Londono was in Baghdad at the peak of sectarian bloodshed in 2007. Today, he says, the picture is better.

"Some people are doing very well," he tells Lyden. "You see a surprising amount of wealth on the street. ... Iraqis are more plugged in digitally than they've ever been. This used to be a hugely repressed ... [and] now Iraqis have one or two cellphones, and everyone is on Facebook."

But sectarian tension is still evident, Londono says, especially at the political level; many Sunnis accuse the Shiite-dominated government of being authoritarian.
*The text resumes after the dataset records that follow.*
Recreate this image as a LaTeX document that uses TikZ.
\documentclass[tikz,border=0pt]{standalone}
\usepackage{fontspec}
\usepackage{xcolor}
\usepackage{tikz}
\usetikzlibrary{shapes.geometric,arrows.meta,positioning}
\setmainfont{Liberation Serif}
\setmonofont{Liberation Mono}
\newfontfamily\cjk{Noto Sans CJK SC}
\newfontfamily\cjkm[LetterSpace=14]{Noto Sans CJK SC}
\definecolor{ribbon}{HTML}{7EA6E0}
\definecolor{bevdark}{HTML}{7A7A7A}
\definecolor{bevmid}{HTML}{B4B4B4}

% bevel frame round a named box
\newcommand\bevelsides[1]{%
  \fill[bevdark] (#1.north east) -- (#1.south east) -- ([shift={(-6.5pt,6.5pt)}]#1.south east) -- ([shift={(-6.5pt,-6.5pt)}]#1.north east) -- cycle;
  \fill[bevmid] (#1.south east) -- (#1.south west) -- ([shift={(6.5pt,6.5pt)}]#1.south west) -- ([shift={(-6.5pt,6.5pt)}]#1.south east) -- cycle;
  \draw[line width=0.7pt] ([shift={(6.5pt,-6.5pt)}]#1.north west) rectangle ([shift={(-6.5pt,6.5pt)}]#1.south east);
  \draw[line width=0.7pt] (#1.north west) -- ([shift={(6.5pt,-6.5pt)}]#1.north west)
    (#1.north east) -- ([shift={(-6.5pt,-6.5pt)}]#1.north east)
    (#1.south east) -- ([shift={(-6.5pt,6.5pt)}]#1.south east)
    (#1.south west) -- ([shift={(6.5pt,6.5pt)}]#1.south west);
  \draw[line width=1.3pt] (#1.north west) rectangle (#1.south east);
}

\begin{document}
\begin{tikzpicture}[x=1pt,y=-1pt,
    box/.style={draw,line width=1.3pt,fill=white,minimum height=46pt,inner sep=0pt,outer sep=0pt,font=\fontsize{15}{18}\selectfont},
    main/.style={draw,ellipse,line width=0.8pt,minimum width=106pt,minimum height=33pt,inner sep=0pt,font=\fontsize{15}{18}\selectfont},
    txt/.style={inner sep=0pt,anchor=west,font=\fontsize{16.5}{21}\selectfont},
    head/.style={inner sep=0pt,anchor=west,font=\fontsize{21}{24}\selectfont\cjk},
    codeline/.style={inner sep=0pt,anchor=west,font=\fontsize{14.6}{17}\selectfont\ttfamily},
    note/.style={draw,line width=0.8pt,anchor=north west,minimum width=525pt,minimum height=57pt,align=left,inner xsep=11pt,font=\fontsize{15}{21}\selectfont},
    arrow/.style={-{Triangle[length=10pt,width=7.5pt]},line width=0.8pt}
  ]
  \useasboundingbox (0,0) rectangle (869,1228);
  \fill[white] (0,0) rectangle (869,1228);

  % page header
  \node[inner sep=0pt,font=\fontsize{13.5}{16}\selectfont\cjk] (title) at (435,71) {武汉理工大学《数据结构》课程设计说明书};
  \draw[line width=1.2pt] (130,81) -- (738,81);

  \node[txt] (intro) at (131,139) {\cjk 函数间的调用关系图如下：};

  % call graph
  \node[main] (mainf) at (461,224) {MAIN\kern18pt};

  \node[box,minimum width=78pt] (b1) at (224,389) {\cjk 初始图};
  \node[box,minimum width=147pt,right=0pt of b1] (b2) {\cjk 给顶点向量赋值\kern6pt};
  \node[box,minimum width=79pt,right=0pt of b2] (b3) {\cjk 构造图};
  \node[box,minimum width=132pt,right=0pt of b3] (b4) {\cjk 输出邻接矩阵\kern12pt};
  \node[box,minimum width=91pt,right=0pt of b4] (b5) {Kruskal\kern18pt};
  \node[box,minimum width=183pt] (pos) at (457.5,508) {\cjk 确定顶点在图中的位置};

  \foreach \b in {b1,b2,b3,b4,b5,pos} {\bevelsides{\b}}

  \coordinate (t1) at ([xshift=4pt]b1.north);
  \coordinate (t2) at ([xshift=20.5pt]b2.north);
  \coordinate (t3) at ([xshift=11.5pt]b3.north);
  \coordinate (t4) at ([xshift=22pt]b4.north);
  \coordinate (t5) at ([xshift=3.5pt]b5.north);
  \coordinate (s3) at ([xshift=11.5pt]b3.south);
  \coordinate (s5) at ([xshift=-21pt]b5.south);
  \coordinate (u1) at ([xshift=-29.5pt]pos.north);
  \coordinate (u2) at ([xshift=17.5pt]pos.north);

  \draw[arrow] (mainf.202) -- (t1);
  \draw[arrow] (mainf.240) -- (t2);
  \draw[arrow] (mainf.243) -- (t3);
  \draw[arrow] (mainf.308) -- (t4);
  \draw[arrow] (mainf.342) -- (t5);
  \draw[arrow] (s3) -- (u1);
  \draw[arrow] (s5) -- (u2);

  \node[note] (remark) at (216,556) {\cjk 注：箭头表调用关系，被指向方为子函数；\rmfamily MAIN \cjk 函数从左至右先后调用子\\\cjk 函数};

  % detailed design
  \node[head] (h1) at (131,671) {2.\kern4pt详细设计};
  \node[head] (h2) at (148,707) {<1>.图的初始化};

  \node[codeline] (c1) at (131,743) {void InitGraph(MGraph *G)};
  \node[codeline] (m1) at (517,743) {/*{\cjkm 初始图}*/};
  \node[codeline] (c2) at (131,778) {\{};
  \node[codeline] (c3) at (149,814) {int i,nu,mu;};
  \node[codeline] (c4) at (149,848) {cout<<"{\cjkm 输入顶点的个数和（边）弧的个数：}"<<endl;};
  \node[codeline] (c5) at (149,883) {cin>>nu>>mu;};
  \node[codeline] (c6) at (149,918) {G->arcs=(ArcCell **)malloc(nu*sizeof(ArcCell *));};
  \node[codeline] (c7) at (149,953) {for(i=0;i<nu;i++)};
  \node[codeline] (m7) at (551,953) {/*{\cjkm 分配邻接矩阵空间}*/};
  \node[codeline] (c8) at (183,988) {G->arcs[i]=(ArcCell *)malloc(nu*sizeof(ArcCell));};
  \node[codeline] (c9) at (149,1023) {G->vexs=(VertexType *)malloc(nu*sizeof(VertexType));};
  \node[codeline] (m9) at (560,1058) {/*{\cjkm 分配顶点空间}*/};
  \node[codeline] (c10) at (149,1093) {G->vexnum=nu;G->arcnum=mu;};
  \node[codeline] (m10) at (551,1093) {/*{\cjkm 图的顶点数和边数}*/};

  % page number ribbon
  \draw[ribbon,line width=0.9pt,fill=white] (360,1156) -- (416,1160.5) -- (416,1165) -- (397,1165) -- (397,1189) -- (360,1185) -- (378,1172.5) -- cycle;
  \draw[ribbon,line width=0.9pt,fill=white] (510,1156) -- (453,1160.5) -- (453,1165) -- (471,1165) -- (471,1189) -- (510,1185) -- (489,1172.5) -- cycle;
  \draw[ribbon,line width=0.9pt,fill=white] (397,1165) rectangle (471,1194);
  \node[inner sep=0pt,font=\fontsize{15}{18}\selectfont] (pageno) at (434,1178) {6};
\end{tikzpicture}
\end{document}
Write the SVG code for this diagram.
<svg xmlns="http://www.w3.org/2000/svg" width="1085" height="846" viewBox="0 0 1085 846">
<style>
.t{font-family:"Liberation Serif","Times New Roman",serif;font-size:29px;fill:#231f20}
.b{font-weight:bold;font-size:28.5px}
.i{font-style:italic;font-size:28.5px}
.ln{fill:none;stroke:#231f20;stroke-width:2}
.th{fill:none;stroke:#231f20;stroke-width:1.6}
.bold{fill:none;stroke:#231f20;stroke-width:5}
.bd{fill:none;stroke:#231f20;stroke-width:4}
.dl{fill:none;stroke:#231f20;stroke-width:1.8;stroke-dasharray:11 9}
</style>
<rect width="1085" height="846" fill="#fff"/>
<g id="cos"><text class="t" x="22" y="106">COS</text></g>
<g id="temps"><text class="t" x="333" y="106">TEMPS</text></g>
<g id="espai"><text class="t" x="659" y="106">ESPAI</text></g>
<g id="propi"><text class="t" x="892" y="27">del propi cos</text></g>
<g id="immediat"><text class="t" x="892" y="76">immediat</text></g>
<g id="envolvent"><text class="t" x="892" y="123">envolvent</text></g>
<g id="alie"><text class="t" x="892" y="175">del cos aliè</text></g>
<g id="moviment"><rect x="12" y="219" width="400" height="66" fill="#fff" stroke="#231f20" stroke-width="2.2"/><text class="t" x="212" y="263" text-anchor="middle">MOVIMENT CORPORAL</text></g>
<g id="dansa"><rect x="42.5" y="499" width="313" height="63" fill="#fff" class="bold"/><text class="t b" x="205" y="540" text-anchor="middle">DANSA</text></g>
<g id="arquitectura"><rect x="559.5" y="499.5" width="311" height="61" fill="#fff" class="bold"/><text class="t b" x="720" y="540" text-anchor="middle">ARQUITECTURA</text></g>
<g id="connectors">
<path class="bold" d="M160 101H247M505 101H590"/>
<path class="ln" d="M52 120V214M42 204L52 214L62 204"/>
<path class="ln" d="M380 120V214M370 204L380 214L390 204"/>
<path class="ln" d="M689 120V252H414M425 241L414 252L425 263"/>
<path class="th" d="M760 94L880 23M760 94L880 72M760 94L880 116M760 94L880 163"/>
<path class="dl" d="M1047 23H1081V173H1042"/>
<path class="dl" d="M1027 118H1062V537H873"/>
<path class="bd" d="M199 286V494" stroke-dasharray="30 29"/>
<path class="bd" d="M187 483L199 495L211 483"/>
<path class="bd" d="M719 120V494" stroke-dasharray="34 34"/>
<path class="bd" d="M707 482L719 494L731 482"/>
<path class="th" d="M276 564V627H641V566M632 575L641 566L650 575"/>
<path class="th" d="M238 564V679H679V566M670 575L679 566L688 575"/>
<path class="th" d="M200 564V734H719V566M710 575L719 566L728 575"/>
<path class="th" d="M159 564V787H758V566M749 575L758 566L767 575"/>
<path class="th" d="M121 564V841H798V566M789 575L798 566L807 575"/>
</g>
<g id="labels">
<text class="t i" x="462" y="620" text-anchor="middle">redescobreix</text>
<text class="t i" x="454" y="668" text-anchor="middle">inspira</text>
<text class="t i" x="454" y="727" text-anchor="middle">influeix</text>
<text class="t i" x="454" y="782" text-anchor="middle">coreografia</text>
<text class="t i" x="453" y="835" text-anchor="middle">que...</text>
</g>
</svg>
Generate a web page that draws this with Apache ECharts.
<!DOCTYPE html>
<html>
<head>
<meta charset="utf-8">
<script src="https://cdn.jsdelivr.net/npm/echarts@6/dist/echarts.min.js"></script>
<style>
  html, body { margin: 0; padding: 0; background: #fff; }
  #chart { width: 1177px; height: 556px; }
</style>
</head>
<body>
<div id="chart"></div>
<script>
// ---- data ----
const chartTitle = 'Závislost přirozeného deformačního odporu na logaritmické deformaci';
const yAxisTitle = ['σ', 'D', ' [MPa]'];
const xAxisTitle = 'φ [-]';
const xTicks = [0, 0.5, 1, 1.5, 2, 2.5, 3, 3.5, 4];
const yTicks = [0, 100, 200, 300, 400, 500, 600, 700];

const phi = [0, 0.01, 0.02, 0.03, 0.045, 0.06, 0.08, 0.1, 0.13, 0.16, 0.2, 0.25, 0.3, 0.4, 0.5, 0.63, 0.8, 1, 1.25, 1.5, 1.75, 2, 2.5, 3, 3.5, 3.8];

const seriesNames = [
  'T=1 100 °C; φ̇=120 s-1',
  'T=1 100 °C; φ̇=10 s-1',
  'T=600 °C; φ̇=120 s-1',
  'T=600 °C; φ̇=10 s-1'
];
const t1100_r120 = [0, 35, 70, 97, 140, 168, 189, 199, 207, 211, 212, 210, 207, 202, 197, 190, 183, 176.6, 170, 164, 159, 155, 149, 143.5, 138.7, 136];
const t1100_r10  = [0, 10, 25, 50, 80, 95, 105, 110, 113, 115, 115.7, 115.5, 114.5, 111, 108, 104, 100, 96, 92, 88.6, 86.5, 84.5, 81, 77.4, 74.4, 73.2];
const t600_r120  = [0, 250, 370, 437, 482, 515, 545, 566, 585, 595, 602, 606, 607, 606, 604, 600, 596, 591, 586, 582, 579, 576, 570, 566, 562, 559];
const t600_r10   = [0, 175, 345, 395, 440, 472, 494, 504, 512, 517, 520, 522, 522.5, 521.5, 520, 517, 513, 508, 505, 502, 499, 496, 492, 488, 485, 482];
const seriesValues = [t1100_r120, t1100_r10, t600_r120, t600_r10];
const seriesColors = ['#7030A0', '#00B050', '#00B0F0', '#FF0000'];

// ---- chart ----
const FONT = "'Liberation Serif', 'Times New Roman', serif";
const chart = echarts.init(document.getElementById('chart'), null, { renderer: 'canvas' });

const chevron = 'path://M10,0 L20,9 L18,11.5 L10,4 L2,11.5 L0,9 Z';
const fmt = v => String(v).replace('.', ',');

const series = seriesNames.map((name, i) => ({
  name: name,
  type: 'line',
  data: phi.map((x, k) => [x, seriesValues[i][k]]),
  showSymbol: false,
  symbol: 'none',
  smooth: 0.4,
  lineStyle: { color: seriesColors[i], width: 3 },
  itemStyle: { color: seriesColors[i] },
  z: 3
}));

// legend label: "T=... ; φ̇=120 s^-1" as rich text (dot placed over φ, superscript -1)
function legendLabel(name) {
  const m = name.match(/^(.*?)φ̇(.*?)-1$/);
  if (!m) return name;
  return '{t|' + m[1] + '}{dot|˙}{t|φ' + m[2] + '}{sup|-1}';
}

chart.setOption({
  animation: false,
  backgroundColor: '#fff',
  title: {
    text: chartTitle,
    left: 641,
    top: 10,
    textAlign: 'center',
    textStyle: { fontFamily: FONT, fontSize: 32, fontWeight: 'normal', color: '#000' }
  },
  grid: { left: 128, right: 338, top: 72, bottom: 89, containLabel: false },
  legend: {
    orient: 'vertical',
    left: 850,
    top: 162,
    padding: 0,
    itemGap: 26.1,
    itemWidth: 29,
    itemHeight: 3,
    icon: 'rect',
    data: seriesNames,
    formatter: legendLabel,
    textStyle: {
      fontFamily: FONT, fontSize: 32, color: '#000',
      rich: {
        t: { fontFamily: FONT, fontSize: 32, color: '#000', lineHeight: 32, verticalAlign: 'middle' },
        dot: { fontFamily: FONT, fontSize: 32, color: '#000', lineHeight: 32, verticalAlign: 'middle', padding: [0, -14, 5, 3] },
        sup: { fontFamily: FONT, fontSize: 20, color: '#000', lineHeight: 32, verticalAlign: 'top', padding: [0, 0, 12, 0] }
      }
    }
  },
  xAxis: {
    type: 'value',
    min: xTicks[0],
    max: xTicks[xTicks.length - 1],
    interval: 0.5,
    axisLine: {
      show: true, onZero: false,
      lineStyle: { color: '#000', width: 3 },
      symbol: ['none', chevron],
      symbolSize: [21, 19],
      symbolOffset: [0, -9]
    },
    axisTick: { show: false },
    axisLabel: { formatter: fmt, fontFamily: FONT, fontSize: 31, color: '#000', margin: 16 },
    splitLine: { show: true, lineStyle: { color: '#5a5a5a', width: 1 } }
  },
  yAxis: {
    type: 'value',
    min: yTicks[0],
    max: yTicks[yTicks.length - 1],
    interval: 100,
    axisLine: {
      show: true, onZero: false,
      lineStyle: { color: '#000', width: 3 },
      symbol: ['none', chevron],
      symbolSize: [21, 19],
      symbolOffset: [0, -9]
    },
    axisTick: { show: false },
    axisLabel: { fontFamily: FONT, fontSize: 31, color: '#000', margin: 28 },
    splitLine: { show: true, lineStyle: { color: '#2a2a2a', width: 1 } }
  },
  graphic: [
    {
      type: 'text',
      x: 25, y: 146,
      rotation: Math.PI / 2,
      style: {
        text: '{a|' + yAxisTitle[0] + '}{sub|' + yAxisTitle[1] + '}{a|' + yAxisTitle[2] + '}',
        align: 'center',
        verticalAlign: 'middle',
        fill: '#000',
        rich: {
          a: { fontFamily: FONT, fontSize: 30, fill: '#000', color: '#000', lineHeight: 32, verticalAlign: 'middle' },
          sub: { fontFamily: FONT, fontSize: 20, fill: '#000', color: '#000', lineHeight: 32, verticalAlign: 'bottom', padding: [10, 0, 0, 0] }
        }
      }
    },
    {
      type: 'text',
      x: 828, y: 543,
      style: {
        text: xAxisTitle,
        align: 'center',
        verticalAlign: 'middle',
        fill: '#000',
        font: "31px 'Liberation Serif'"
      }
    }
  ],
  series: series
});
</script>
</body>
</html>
At the street level, however, he says things have changed dramatically.

"At the end of sectarian war in 2008, there came a point where people realized that they were being set up by hard-line groups ... and they were being foolishly pushed into this really brutal fight," he says. "But the war definitely left scars; the neighborhoods that were mixed before are nowhere near as mixed now."

Hadley says the country now faces encroachment from Iran and the sectarian war in Syria.

The fear, he says, is that if the opposition is successful in toppling Bashar Assad in Syria, that sentiment might bleed over into Iraq and spark a sectarian war to topple Maliki. With the complete withdrawal of U.S. troops from the nation, he says, Iraq is not getting needed support.

"The United States is not playing the role it needs to play in terms of helping Iraq get through this difficult transition period," he says.

As for the future of the U.S. role in Iraq, the American presence has shifted from the military to the CIA, which is covertly helping Iraq build up its counterterrorism operations.